To be sure, the inclusion of a revocation clause in the constitution is standard practice. They are needed for the protection and well being of the host country. Nonetheless, a legitimate revocation clause should be subject to due process. Additionally, it should be limited to false representation during the application process or crimes against the state, such as being convicted for treason or sedition.
 
Furthermore, an overreaching revocation clause is not the solution for weeding out undesirables. Instead, the CBI country has an obligation to conduct thorough due diligence during the application process. As a result, the occasional bad actors will be preemptively excluded before they are granted citizenship.
 
Indeed, revoking citizenship simply makes a bigger mess of an already difficult situation if an undesirable should slip through the system. Therefore, it is imperative that everyone involved avoids cutting corners with due diligence. Only in the most extraordinary situations should it ever be necessary to invoke the revocation clause.
 
Analysis of nine well-established citizenship by investment programs reveals strong constitutional protections but also exposes cracks that wise investors should certainly be aware of.
 
St Kitts and Nevis
 
St Kitts and Nevis CBI program was unveiled in 1984, soon after the country’s obtaining independence in 1983. Saint Christopher and Nevis Citizenship by Investment Regulations do not include a revocation clause.

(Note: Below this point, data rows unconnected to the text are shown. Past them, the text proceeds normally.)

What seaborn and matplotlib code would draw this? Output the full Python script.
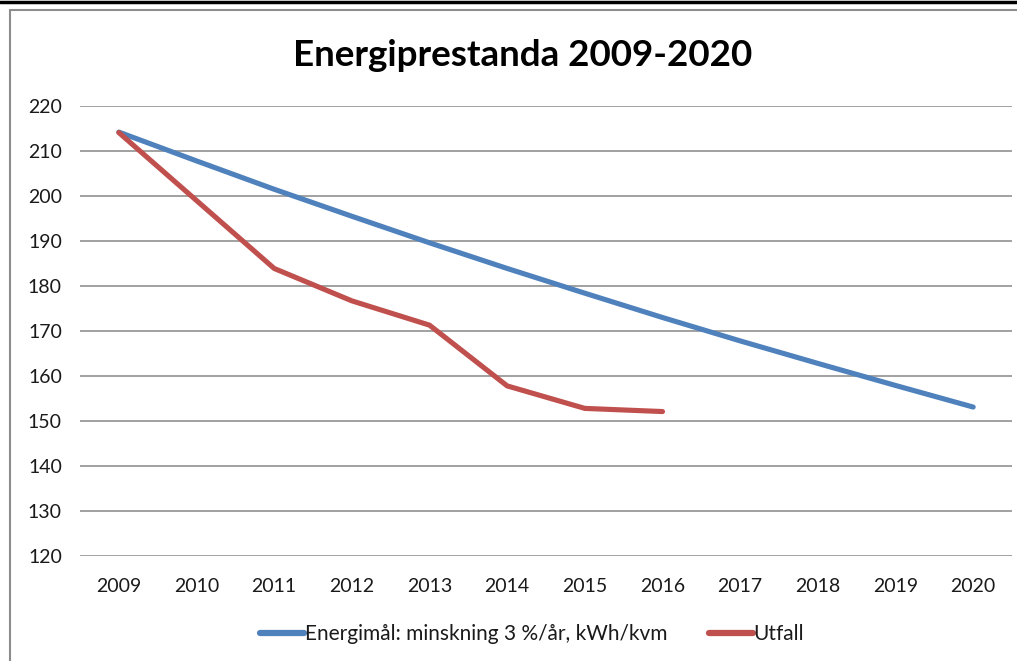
import matplotlib
matplotlib.use("Agg")
import matplotlib.pyplot as plt
import matplotlib.lines as mlines
import pandas as pd
import seaborn as sns

years = list(range(2009, 2021))
goal = [214.2, 207.8, 201.5, 195.5, 189.6, 183.9, 178.4, 173.0, 167.8, 162.8, 157.9, 153.1]
outcome_years = list(range(2009, 2017))
outcome = [214.1, 199.0, 183.9, 176.7, 171.3, 157.8, 152.8, 152.1]

goal_label = "Energimål: minskning 3 %/år, kWh/kvm"
outcome_label = "Utfall"
title = "Energiprestanda 2009-2020"

blue = "#4F81BD"
red = "#C0504D"

df = pd.concat([
    pd.DataFrame({"year": years, "value": goal, "serie": goal_label}),
    pd.DataFrame({"year": outcome_years, "value": outcome, "serie": outcome_label}),
])

sns.set_theme(style="white")
plt.rcParams["font.family"] = ["Lato", "DejaVu Sans"]

W, H = 1017, 661
fig = plt.figure(figsize=(W / 100, H / 100), dpi=100)
ax = fig.add_axes([80 / W, 1 - 556 / H, (1012 - 80) / W, (556 - 106) / H])

sns.lineplot(
    data=df, x="year", y="value", hue="serie",
    palette={goal_label: blue, outcome_label: red},
    linewidth=3.7, ax=ax, legend=False, solid_capstyle="round",
    solid_joinstyle="round",
)

ax.set_xlim(2008.5, 2020.5)
ax.set_ylim(120, 220)
ax.set_xticks(years)
ax.set_xticklabels([str(y) for y in years])
ax.set_yticks(range(120, 221, 10))
ax.yaxis.grid(True, color="#9A9A9A", linewidth=1.3)
ax.xaxis.grid(False)
for s in ax.spines.values():
    s.set_visible(False)
ax.tick_params(axis="x", length=0, pad=16, labelsize=14, labelcolor="#1a1a1a")
ax.tick_params(axis="y", length=0, pad=13, labelsize=14, labelcolor="#1a1a1a")
ax.set_xlabel("")
ax.set_ylabel("")

fig.text(523 / W, 1 - 55 / H, title, ha="center", va="center",
         fontsize=26.5, fontweight="bold", color="black")

handles = [
    mlines.Line2D([], [], color=blue, linewidth=4.5),
    mlines.Line2D([], [], color=red, linewidth=4.5),
]
fig.legend(handles, [goal_label, outcome_label], loc="center",
           bbox_to_anchor=(532 / W, 1 - 634 / H), ncol=2, frameon=False,
           fontsize=15, handlelength=2.1, handletextpad=0.05,
           columnspacing=2.0, labelcolor="#1a1a1a")

# Excel-like frame: black rule on top, grey chart border
fig.add_artist(mlines.Line2D([0, 1], [1 - 2 / H, 1 - 2 / H], color="black",
                             linewidth=2.5, transform=fig.transFigure))
fig.add_artist(mlines.Line2D([10 / W, 1], [1 - 10 / H, 1 - 10 / H],
                             color="#8C8C8C", linewidth=1.5,
                             transform=fig.transFigure))
fig.add_artist(mlines.Line2D([10 / W, 10 / W], [0, 1 - 10 / H],
                             color="#8C8C8C", linewidth=1.5,
                             transform=fig.transFigure))

fig.savefig("out.png", dpi=100)
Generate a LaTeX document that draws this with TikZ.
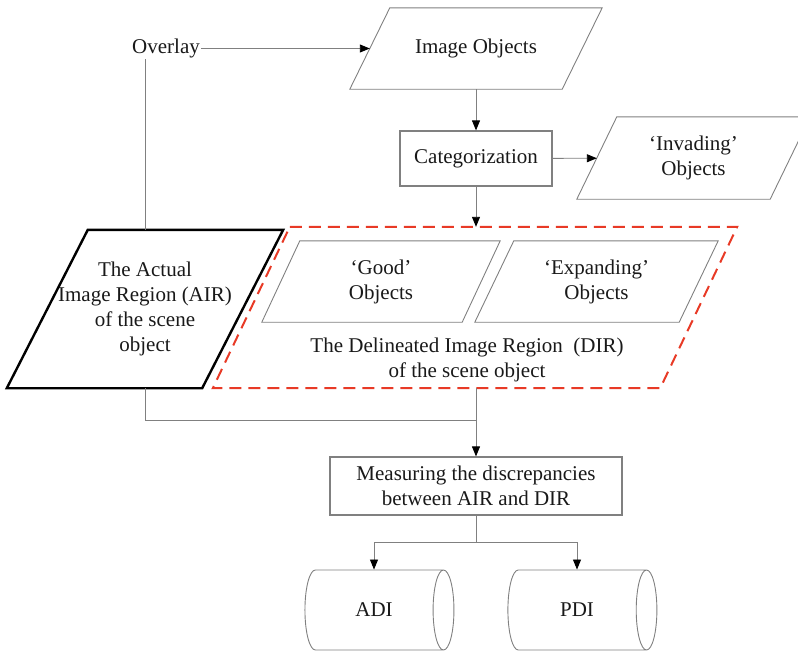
\documentclass[tikz,border=0pt]{standalone}
\usepackage{fontspec}
\setmainfont{Liberation Serif}
\usetikzlibrary{shapes.geometric,arrows.meta,positioning,calc}
\definecolor{dashred}{RGB}{232,58,38}
\tikzset{
    line/.style    = {draw=black!50, line width=0.9pt},
    arr/.style     = {line, -{Triangle[length=10pt,width=8pt,color=black,fill=black]}},
    txt/.style     = {font=\fontsize{21}{25}\selectfont, text=black!90, align=center, inner sep=1pt},
    para/.style    = {txt, rectangle, inner sep=0pt},
    paraline/.style = {draw=black!50, line width=0.9pt, line join=miter},
    airline/.style  = {draw=black, line width=2.4pt, line join=miter},
    dirline/.style  = {draw=dashred, line width=2pt, dash pattern=on 12pt off 7pt},
    box/.style     = {txt, rectangle, draw=black!50, line width=1.2pt, inner sep=0pt},
    store/.style   = {txt, cylinder, draw=black!50, line width=0.9pt, shape aspect=1.5,
                      minimum width=80pt, minimum height=149pt, inner sep=0pt}
}
% outline of a parallelogram round a node: #1 style, #2 node, #3 half slant
\newcommand{\paraedge}[3][paraline]{%
    \draw[#1] ($(#2.north west)+(#3,0)$) -- ($(#2.north east)+(#3,0)$)
        -- ($(#2.south east)-(#3,0)$) -- ($(#2.south west)-(#3,0)$) -- cycle;}
\begin{document}
\begin{tikzpicture}[x=1pt,y=-1pt]
    \clip (0,0) rectangle (798,653);

    % Top row
    \node[txt] (ovl) at (166,48.5) {Overlay};
    \node[para, minimum width=212pt, minimum height=81pt] (imgobj) at (476,48.5) {Image Objects};
    \paraedge{imgobj}{20}

    % Categorization row
    \node[box, minimum width=152pt, minimum height=55pt] (cat) at (476,158.5) {Categorization};
    \node[para, minimum width=193pt, minimum height=82pt] (inv) at (693.5,158) {‘Invading’\\Objects};
    \paraedge{inv}{20}

    % Image regions
    \node[para, minimum width=195pt, minimum height=158pt] (air) at (145,309)
          {The Actual\\Image Region (AIR)\\of the scene\\object};
    \paraedge[airline]{air}{40.5}
    \node[para, minimum width=447pt, minimum height=161pt] (dir) at (475,307.5) {};
    \paraedge[dirline]{dir}{38.5}
    \node[para, minimum width=200pt, minimum height=81pt] (good) at (381,281.5) {‘Good’\\Objects};
    \paraedge{good}{19}
    \node[para, minimum width=204pt, minimum height=81pt] (expd) at (596.5,281.5) {‘Expanding’\\Objects};
    \paraedge{expd}{19.5}
    \node[txt] (dirlbl) at (467,359.5) {The Delineated Image Region\ \ (DIR)\\of the scene object};

    % Measuring and outputs
    \node[box, minimum width=292pt, minimum height=58pt] (meas) at (476,486)
          {Measuring the discrepancies\\between AIR and DIR};
    \node[store] (adi) at (374,610) {ADI};
    \node[store] (pdi) at (577,610) {PDI};

    \coordinate (join) at (476,420);
    \coordinate (split) at (476,542);

    % Connectors
    \draw[arr] (ovl) -- (imgobj);
    \draw[line] (ovl.south -| air.north) -- (air.north);
    \draw[arr] (imgobj) -- (cat);
    \draw[arr] (cat) -- (inv);
    \draw[arr] (cat) -- (cat |- dir.north);
    \draw[line] (air.south) |- (join);
    \draw[arr] (cat |- dir.south) -- (meas);
    \draw[line] (meas) -- (split);
    \draw[arr] (split) -| (adi.north);
    \draw[arr] (split) -| (pdi.north);
\end{tikzpicture}
\end{document}
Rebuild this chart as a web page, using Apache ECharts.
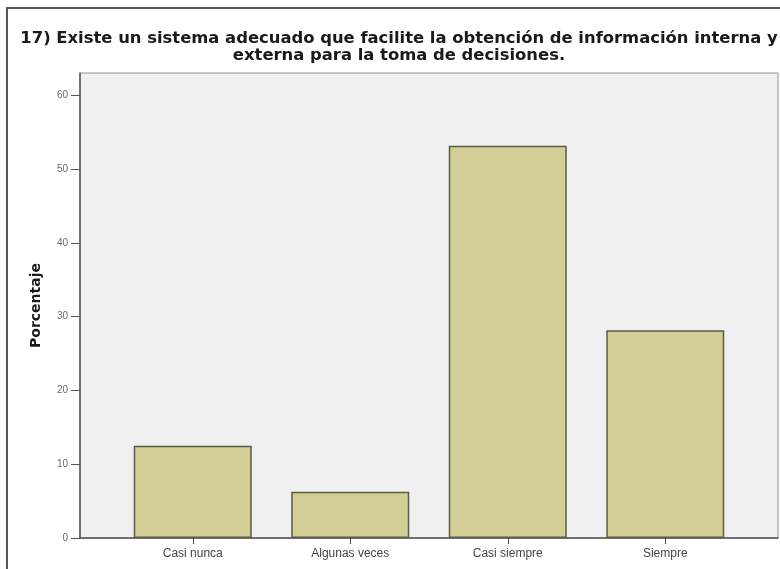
<!DOCTYPE html>
<html>
<head>
<meta charset="utf-8">
<script src="https://cdn.jsdelivr.net/npm/echarts@6/dist/echarts.min.js"></script>
<style>
html,body{margin:0;padding:0;background:#fff;}
#chart{width:780px;height:569px;}
</style>
</head>
<body>
<div id="chart"></div>
<script>
const categories = ['Casi nunca', 'Algunas veces', 'Casi siempre', 'Siempre'];
const percentages = [12.5, 6.25, 53.13, 28.13];
const yTickValues = [0, 10, 20, 30, 40, 50, 60];
const titleText = '17) Existe un sistema adecuado que facilite la obtención de información interna y\nexterna para la toma de decisiones.';
const yName = 'Porcentaje';

const chart = echarts.init(document.getElementById('chart'), null, {renderer: 'canvas'});
const font = '"Liberation Sans", Arial, sans-serif';
const wideFont = '"DejaVu Sans", Verdana, sans-serif';
const yMax = 63;

chart.setOption({
  animation: false,
  backgroundColor: '#ffffff',
  textStyle: {fontFamily: font},
  title: {
    text: titleText,
    left: 394,
    top: 25,
    textAlign: 'center',
    textStyle: {fontSize: 16.4, fontWeight: 'bold', color: '#1a1a1a', lineHeight: 17, fontFamily: wideFont}
  },
  graphic: [{
    type: 'rect',
    shape: {x: 7, y: 8, width: 800, height: 600},
    style: {fill: 'none', stroke: '#555', lineWidth: 2},
    silent: true, z: -10
  }],
  grid: [
    {left: 80, right: 2, top: 73, bottom: 31, show: true, backgroundColor: '#f0f0f0', borderColor: '#8f8f8f', borderWidth: 1, containLabel: false},
    {left: 114, right: 36, top: 73, bottom: 31, containLabel: false}
  ],
  xAxis: [
    {
      gridIndex: 0, type: 'category', data: categories,
      axisLine: {show: true, lineStyle: {color: '#555', width: 1.5}},
      axisTick: {show: false}, axisLabel: {show: false}, splitLine: {show: false}
    },
    {
      gridIndex: 1, type: 'category', data: categories,
      axisLine: {show: false},
      axisTick: {show: true, alignWithLabel: true, length: 6, lineStyle: {color: '#444'}},
      axisLabel: {color: '#444', fontSize: 12, margin: 10, fontFamily: font},
      splitLine: {show: false}
    }
  ],
  yAxis: [
    {
      gridIndex: 0, type: 'value', min: 0, max: yMax,
      name: yName, nameLocation: 'middle', nameGap: 37, nameRotate: 90,
      nameTextStyle: {fontSize: 14, fontWeight: 'bold', color: '#1a1a1a', fontFamily: wideFont},
      axisLine: {show: true, lineStyle: {color: '#555', width: 1.5}},
      axisTick: {show: true, length: 9, customValues: yTickValues, lineStyle: {color: '#555'}},
      axisLabel: {color: '#6a6a6a', fontSize: 10, margin: 12, customValues: yTickValues, fontFamily: font},
      splitLine: {show: false}
    },
    {
      gridIndex: 1, type: 'value', min: 0, max: yMax, show: false,
      splitLine: {show: false}
    }
  ],
  series: [{
    type: 'bar',
    xAxisIndex: 1, yAxisIndex: 1,
    data: percentages,
    barWidth: 118,
    itemStyle: {color: '#d3cd96', borderColor: '#5e5b45', borderWidth: 1.5}
  }]
});
</script>
</body>
</html>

However, we can assume that since the country’s independence and the introduction of the CBI program were nearly simultaneous, the revocation clause in the constitution would apply to the CBI program as well.
 
The original Federation of St Kitts and Nevis Constitution 1983 would apply by default and their citizenship revocation policy is clearly referenced under clause 94(d):
 
“[…] for depriving of his citizenship any person who has become a citizen by virtue of registration or naturalization if his citizenship was obtained by false representation or fraud or willful concealment of material facts or if he is convicted under any law of an act of treason or sedition”.
 
The clause is not ambiguous – though it does leave the government latitude in terms of interpretation – and the intention of the legislature is clearly written.